Und Sie? Haben Sie auch ein Herz für das ganz normale Lied?

Ich höre viel songhafte Musik, ich singe sie auch gerne. Nach zehn Jahren, in denen ich vor allem freie Musik gemacht habe, bekomme ich allmählich Lust auf Reduktion und Einfachheit. Das wird man sicher auch bald hören.

Sänger sind in sehr viel größerer Gefahr, indisponiert zu sein, als Handarbeiter. Führen Sie ein besonders vorsichtiges Leben?

Überhaupt nicht. Ich bin kein exzessiver Mensch, wenn es um Genussmittel geht. Aber ich schlafe wenig. Ich bin viel auf Tournee und muss früh zum Flieger. Und im Moment habe ich zum ersten Mal in meinem Leben Stress mit meiner Stimme. Nach zwei Erkältungen war sie komplett weg und erholt sich jetzt nicht in dem Tempo, wie sie es sollte. Ich inhaliere aber fleißig und trinke jede Menge Tee. In den nächsten Wochen sollte sich das also wieder richten.

Bei Drummern oder Gitarristen gab es in den letzten zehn, zwanzig Jahren eine ungeahnte Explosion technischer Möglichkeiten. Was ist für die Stimme noch drin?

Ziemlich viel. Ich unterrichte seit einigen Jahren an der Berner Hochschule, und die Studierenden kommen heute mit einem Stimmumfang, einer Kontrolle und einer Virtuosität an, die sich früher erst noch entwickeln musste. Gerade im Grenzgebiet von Stimme und Elektronik findet ungeheuer viel statt. Man muss sich nur mal einen Abend lang durch YouTube klicken, um die Vielfalt zu sehen. Und dann gibt es Sängerinnen wie Lalah Hathaway, die nie gehörte Spaltklänge hervorbringen.

Sie sprechen von „Something“, der Aufnahme mit Snarky Puppy …

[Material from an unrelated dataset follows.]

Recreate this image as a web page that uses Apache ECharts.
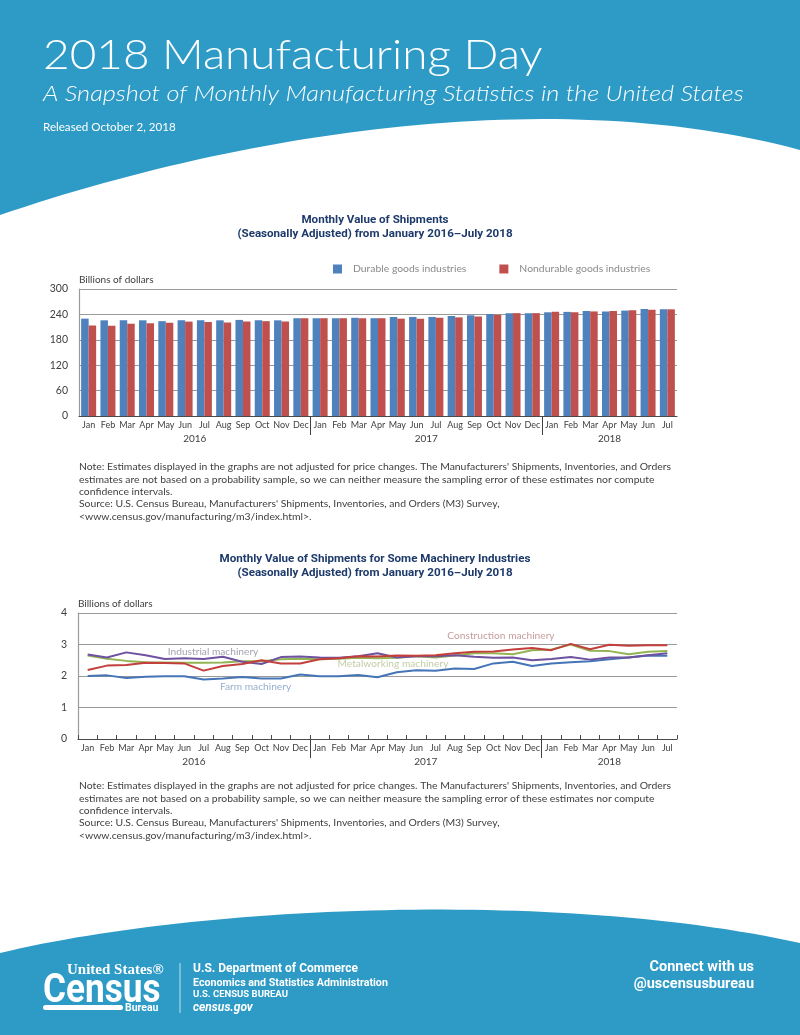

Ja, wie da Tendenzen aus dem mongolischen Obertongesang mit dem Soul verschmelzen, wie Popsängerinnen auch Geräuschhaftes können, das alles ist nicht mehr nur eine Schiene. Auch das sehe ich bei meinen Studenten. Durch das Internet steht ihnen alles sofort zur Verfügung. Der Horizont ist von vornherein weiter. Wir sagten uns vor zwanzig Jahren eher, jetzt ziehen wir uns Charlie Parker rein. Der war dann für eine Weile unser Guru, der nächste war dann Wayne Shorter und so weiter. Heute sind die Gurus breiter gestreut. Insofern leben wir doch in einer Zeit der Öffnung.